Review: Follakzoid Goes Into a Post-Krautrock Trance on ‘III’

Follakzoid, 'III'
7
SPIN Rating: 7 of 10
Release Date: March 27, 2015
Label: Sacred Bones

The key word most often mentioned surrounding Föllakzoid’s new album is “trance.” The Chilean trio’s music has little to do with the late-’90s club fare the term is best associated with on the surface, at least but the emphasis on flat dynamics and throbbing repetition to induce a hypnotic state is unquestionably there on their third album, the appropriately titled III. “We work in a very similar structure to mantric songs or techno, we share a metric language there that coordinates the musical language,” the band explains in the release for the LP. To this end, the group even enlisted electronic maestro Uwe Schmidt (a.k.a. Atom TM) to play keys on the record the same Korg synths that Kraftwerk used to play in their ’80s live show, no less. It might not be music for glowsticks and MDMA, but it’ll get the strobe flashing in your brain, for sure.

The phrase Follakzoid were previously most connected to was undoubtedly “krautrock,” as the band’s first two albums were heavily powered by the 4/4 motorik drums, steady rooting bass, echoing guitar scrapes, and warbled vocals of classic Neu! and Faust. The spectral guitar harmonics and lyrical murmurs are still there, but the rhythm section has switched up entirely, taking its cues instead from the 15-minute closer to 2013’s II, “Pulsar.” As on that song, the drums are now almost entirely kick and hi hat, monotonously plodding away for double-digit minutes with little more than that the occasional cymbal roll for variation, while the bass mostly serves as an ill omen, rumbling portentously on the low-end.

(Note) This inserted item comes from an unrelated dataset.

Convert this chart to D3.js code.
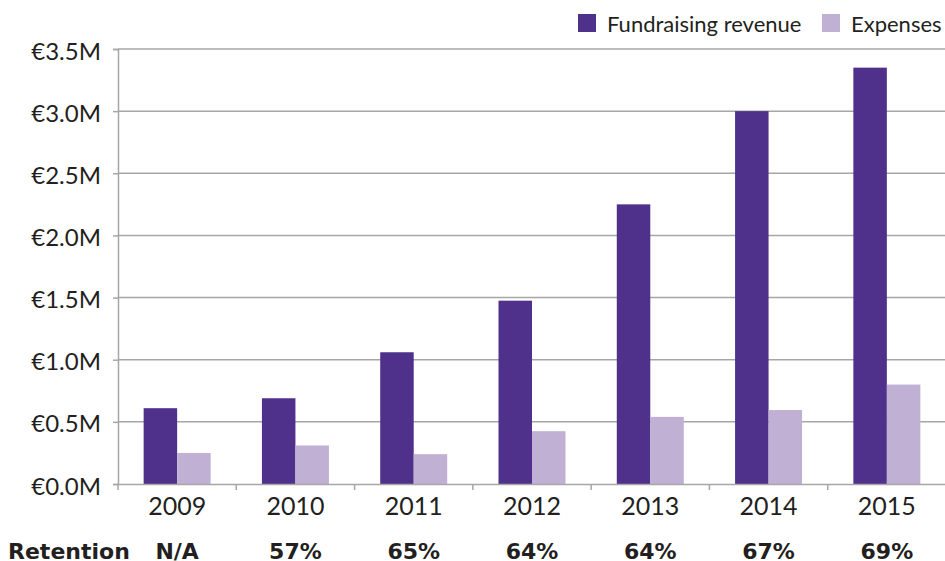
<!DOCTYPE html>
<html>
<head>
<meta charset="utf-8">
<script src="https://cdn.jsdelivr.net/npm/d3@7"></script>
<style>
  body { margin: 0; background: #fff; }
</style>
</head>
<body>
<svg id="chart" width="945" height="561" font-family="Lato, 'Open Sans', sans-serif"></svg>
<script>
// chart data
const years = ['2009', '2010', '2011', '2012', '2013', '2014', '2015'];
const revenue = [0.61, 0.69, 1.06, 1.475, 2.25, 3.0, 3.35];
const expenses = [0.25, 0.31, 0.24, 0.425, 0.54, 0.595, 0.80];
const retention = ['N/A', '57%', '65%', '64%', '64%', '67%', '69%'];
const seriesNames = ['Fundraising revenue', 'Expenses'];
const yTicks = [0, 0.5, 1, 1.5, 2, 2.5, 3, 3.5];

const colors = ['#4f318c', '#bfb0d4'];
const gridColor = '#a6a6a6';
const textColor = '#231f20';

const svg = d3.select('#chart');
const plotLeft = 118, plotRight = 946, plotTop = 49, plotBottom = 484;

let x = d3.scaleBand().domain(years).range([plotLeft, plotRight]);
let inner = d3.scaleBand().domain([0, 1]).range([0, 67]);
let y = d3.scaleLinear().domain([0, 3.5]).range([plotBottom, plotTop]);

// gridlines
svg.append('g')
    .selectAll('line')
    .data(yTicks.slice(1))
    .enter()
    .append('line')
    .attr('x1', plotLeft)
    .attr('x2', plotRight)
    .attr('y1', d => y(d))
    .attr('y2', d => y(d))
    .attr('stroke', gridColor)
    .attr('stroke-width', 1.5);

// y axis
let yAxis = svg.append('g')
    .attr('transform', 'translate(' + plotLeft + ',0)')
    .call(d3.axisLeft(y).tickValues(yTicks).tickSize(5).tickPadding(12)
        .tickFormat(d => '€' + d.toFixed(1) + 'M'));
yAxis.attr('font-family', null).attr('font-size', null);
yAxis.select('.domain').attr('stroke', gridColor).attr('stroke-width', 1.5);
yAxis.selectAll('.tick line').attr('stroke', gridColor).attr('stroke-width', 1.5);
yAxis.selectAll('.tick text')
    .attr('font-size', 24)
    .attr('fill', textColor)
    .attr('dy', '0.42em');

// bars
let groups = svg.append('g')
    .selectAll('g')
    .data(years)
    .enter()
    .append('g')
    .attr('transform', d => 'translate(' + (x(d) + (x.bandwidth() - 67) / 2) + ',0)');

groups.selectAll('rect')
    .data((d, i) => [revenue[i], expenses[i]])
    .enter()
    .append('rect')
    .attr('x', (d, j) => inner(j))
    .attr('width', inner.bandwidth())
    .attr('y', d => y(d))
    .attr('height', d => plotBottom - y(d))
    .attr('fill', (d, j) => colors[j]);

// x axis
let xAxis = svg.append('g')
    .attr('transform', 'translate(0,' + plotBottom + ')')
    .call(d3.axisBottom(x).tickSize(0).tickPadding(13));
xAxis.attr('font-family', null).attr('font-size', null);
xAxis.select('.domain').attr('stroke', gridColor).attr('stroke-width', 1.5);
xAxis.selectAll('.tick text')
    .attr('font-size', 25)
    .attr('fill', textColor);

// tick marks between categories
svg.append('g')
    .selectAll('line')
    .data(years)
    .enter()
    .append('line')
    .attr('x1', d => x(d))
    .attr('x2', d => x(d))
    .attr('y1', plotBottom)
    .attr('y2', plotBottom + 6)
    .attr('stroke', gridColor)
    .attr('stroke-width', 1.5);

// retention row (cut at the bottom edge in the original too)
let retRow = svg.append('g')
    .attr('font-family', '"DejaVu Sans", sans-serif')
    .attr('font-weight', 'bold')
    .attr('font-size', 22)
    .attr('fill', textColor);
retRow.append('text')
    .attr('x', 8)
    .attr('y', 559)
    .text('Retention');
retRow.selectAll('text.ret')
    .data(retention)
    .enter()
    .append('text')
    .attr('class', 'ret')
    .attr('x', (d, i) => x(years[i]) + x.bandwidth() / 2)
    .attr('y', 559)
    .attr('text-anchor', 'middle')
    .text(d => d);

// legend
let legendX = [578, 822];
let legend = svg.append('g')
    .selectAll('g')
    .data(seriesNames)
    .enter()
    .append('g')
    .attr('transform', (d, i) => 'translate(' + legendX[i] + ',14)');
legend.append('rect')
    .attr('width', 18)
    .attr('height', 18)
    .attr('fill', (d, i) => colors[i]);
legend.append('text')
    .attr('x', 29)
    .attr('y', 18)
    .attr('font-size', 22)
    .attr('fill', textColor)
    .text(d => d);
</script>
</body>
</html>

Guitar, keys and vocals float through of the mix, swirling around the ether like a sandstorm, but the beat stays constant, insistent, not quite propulsive but certainly not relenting.

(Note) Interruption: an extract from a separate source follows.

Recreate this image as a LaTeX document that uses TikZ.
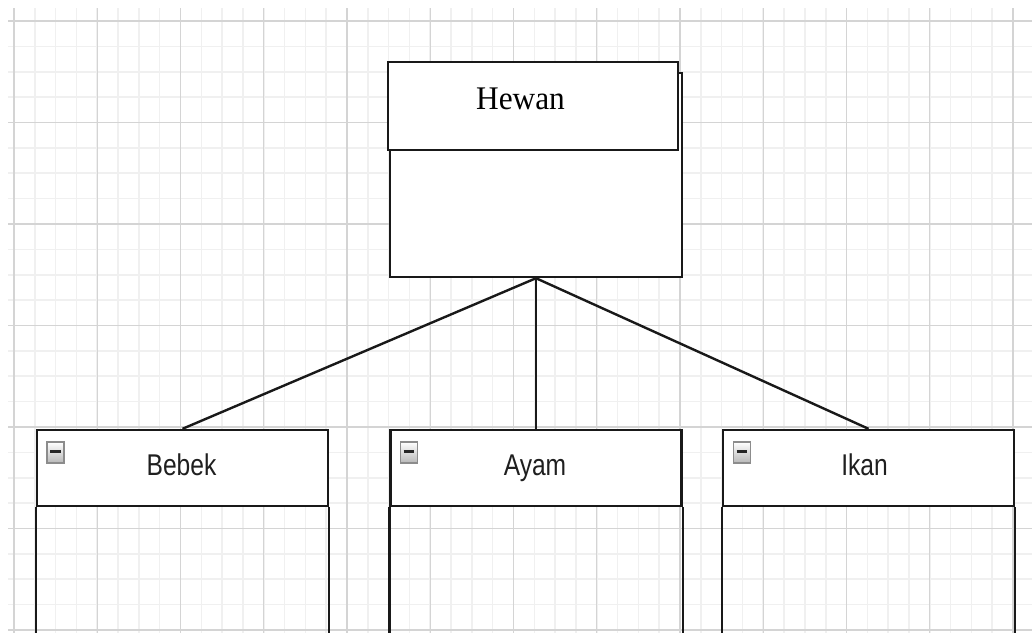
\documentclass[tikz,border=0pt]{standalone}
\usepackage{fontspec}
\usepackage{graphicx}
\setmainfont{Liberation Serif}
\newfontfamily\arialfont{Liberation Sans}
\begin{document}
\begin{tikzpicture}[x=0.5pt,y=-0.5pt,
  minorgrid/.style={draw=black!6, line width=0.8pt},
  majorgrid/.style={draw=black!17, line width=0.7pt},
  boxline/.style={draw=black!90, line width=1.2pt},
  header/.style={boxline, fill=white, inner sep=0pt, minimum width=145.5pt, minimum height=38pt},
  link/.style={draw=black!90, line width=1.2pt},
  lbl/.style={font=\arialfont\fontsize{15}{18}\selectfont, text=black!88, anchor=base, inner sep=0pt},
  icon/.style={draw=black!45, line width=0.6pt, top color=white, bottom color=black!28,
    minimum width=8.5pt, minimum height=10.5pt, inner sep=0pt,
    path picture={\draw[line width=1.5pt, black!85]
      ([xshift=1.6pt,yshift=0.4pt]path picture bounding box.west) --
      ([xshift=-1.6pt,yshift=0.4pt]path picture bounding box.east);}}
]
\useasboundingbox (0,0) rectangle (1032,633);
\fill[white] (0,0) rectangle (1032,633);
\coordinate (bottom) at (0,633);
% grid
\begin{scope}
  \clip (8,8) rectangle (1032,633);
  \foreach \i in {0,...,48} \draw[minorgrid] ({14+20.8125*\i},8) -- ++(0,625);
  \foreach \j in {0,...,24} \draw[minorgrid] (8,{21+25.375*\j}) -- ++(1024,0);
  \foreach \i in {0,...,12} \draw[majorgrid] ({14+83.25*\i},8) -- ++(0,625);
  \foreach \j in {0,...,6} \draw[majorgrid] (8,{21+101.5*\j}) -- ++(1024,0);
\end{scope}
% Hewan class
\node[boxline, fill=white, inner sep=0pt, minimum width=146pt, minimum height=102pt] (hewanbody) at (536,175) {};
\node[boxline, fill=white, inner sep=0pt, minimum width=145pt, minimum height=44pt] (hewantitle) at (533,106) {};
\node[font=\fontsize{16.5}{20}\selectfont, anchor=base, inner sep=0pt] (hewanlabel) at (520.5,109) {\scalebox{0.95}[1]{Hewan}};
% child classes
\node[header] (bebek) at (182.5,468) {};
\node[header] (ayam) at (536,468) {};
\node[header] (ikan) at (868.5,468) {};
\foreach \n in {bebek,ayam,ikan}{
  \draw[boxline] (\n.south west) -- (\n.south west |- bottom);
  \draw[boxline] (\n.south east) -- (\n.south east |- bottom);
}
\node[icon] (bebekicon) at (55.5,452.5) {};
\node[icon] (ayamicon) at (409,452.5) {};
\node[icon] (ikanicon) at (742,452.5) {};
\node[lbl] (bebeklabel) at (181.5,475) {\scalebox{0.82}[1]{Bebek}};
\node[lbl] (ayamlabel) at (535,475) {\scalebox{0.82}[1]{Ayam}};
\node[lbl] (ikanlabel) at (864.5,475) {\scalebox{0.82}[1]{Ikan}};
% connectors
\draw[link] (hewanbody.south) -- (bebek.north);
\draw[link] (hewanbody.south) -- (ayam.north);
\draw[link] (hewanbody.south) -- (ikan.north);
\end{tikzpicture}
\end{document}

The best way to describe album centerpiece “Piure” and to an only slightly lesser extent, III on the whole may be to recall the 15 or so seconds of Fleetwood Mac’s “Gold Dust Woman” before Stevie Nicks’ vocal enters: the arid production, the evil tangle of guitar, the forebodingly tapping beat. Now extend that to 13 minutes. If that sounds frustrating to you, or even maddening, keep III at a comfortable distance. But if that sounds mysterious and exhilarating (albeit completely terrifying), that might be as exciting a musical prospect as you’ll encounter this year. Why wouldn’t you want to hear the first few steps of trepidation from the “Gold Dust” intro turned into an entire walkabout in the great unknown?

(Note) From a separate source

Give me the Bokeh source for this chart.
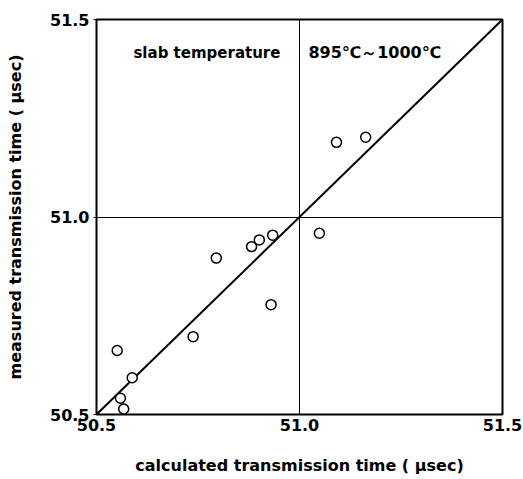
from bokeh.plotting import figure
from bokeh.models import Range1d, FixedTicker, PrintfTickFormatter, Label
from bokeh.embed import file_html
from bokeh.resources import INLINE

# data
calc_time = [50.551, 50.588, 50.559, 50.567, 50.738, 50.795, 50.882,
             50.901, 50.934, 50.930, 51.049, 51.091, 51.163]
meas_time = [50.662, 50.593, 50.541, 50.514, 50.697, 50.896, 50.925,
             50.942, 50.954, 50.778, 50.959, 51.189, 51.202]
ideal_x = [50.5, 51.5]
ideal_y = [50.5, 51.5]
tick_values = [50.5, 51.0, 51.5]
grid_values = [51.0]
note_left = "slab  temperature"
note_right = "895\u2103\uff5e1000\u2103"

FONT = "DejaVu Sans"

p = figure(width=523, height=479, output_backend="svg", toolbar_location=None,
           x_range=Range1d(50.5, 51.5), y_range=Range1d(50.5, 51.5),
           min_border_left=96, min_border_right=21, min_border_top=19,
           min_border_bottom=65)
p.background_fill_color = "white"
p.border_fill_color = "white"
p.outline_line_color = "black"
p.outline_line_width = 2

p.line(ideal_x, ideal_y, line_color="black", line_width=2)
p.scatter(calc_time, meas_time, marker="circle", size=10, fill_color="white",
          line_color="black", line_width=1.5)

for g in (p.xgrid, p.ygrid):
    g.ticker = FixedTicker(ticks=grid_values)
    g.grid_line_color = "black"
    g.grid_line_width = 1
    g.grid_line_alpha = 1.0

for ax in (p.xaxis, p.yaxis):
    ax.ticker = FixedTicker(ticks=tick_values)
    ax.formatter = PrintfTickFormatter(format="%.1f")
    ax.axis_line_color = None
    ax.minor_tick_line_color = None
    ax.major_label_text_font = FONT
    ax.major_label_text_font_style = "bold"
    ax.major_label_text_font_size = "16px"
    ax.major_label_text_color = "black"
    ax.axis_label_text_font = FONT
    ax.axis_label_text_font_style = "bold"
    ax.axis_label_text_font_size = "16px"
    ax.axis_label_text_color = "black"

p.xaxis.major_tick_line_color = None
p.xaxis.major_tick_in = 0
p.xaxis.major_tick_out = 0
p.xaxis.major_label_standoff = 4
p.xaxis.axis_label = "calculated transmission time ( \u03bcsec)"
p.xaxis.axis_label_standoff = 22

p.yaxis.major_tick_line_color = "black"
p.yaxis.major_tick_in = 0
p.yaxis.major_tick_out = 3
p.yaxis.major_label_standoff = 4
p.yaxis.axis_label = "measured transmission time ( \u03bcsec)"
p.yaxis.axis_label_standoff = 22

p.add_layout(Label(x=50.591, y=51.416, text=note_left, text_font=FONT,
                   text_font_style="bold", text_font_size="15px",
                   text_baseline="alphabetic", text_color="black"))
p.add_layout(Label(x=51.022, y=51.416, text=note_right, text_font=FONT,
                   text_font_style="bold", text_font_size="16px",
                   text_baseline="alphabetic", text_color="black"))

open("out.html", "w").write(file_html(p, INLINE))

There’s only four tracks on III, and aside from some occasionally evolving guitar lines and indecipherable vocals that weave in and out of the productions like another instrumental layer, Föllakzoid’s songs mostly remain static, never really swelling or winding down and never really shifting shape, structurally or melodically. Tracks begin in media res and end when they cease to continue. The album won’t hold you rapt for the entirety of its 45 minutes, but it’ll never totally release you from its grasp either, seeping its way into your pores like an insidious fog. It’s not driving music and it’d sound like absolute shit on the Autobahn, but should you be caravaning across the Sahara, it’d make for great headphone listening. Probably wise not to fall too deep under its trance, though; it might not be easy to find your way back from.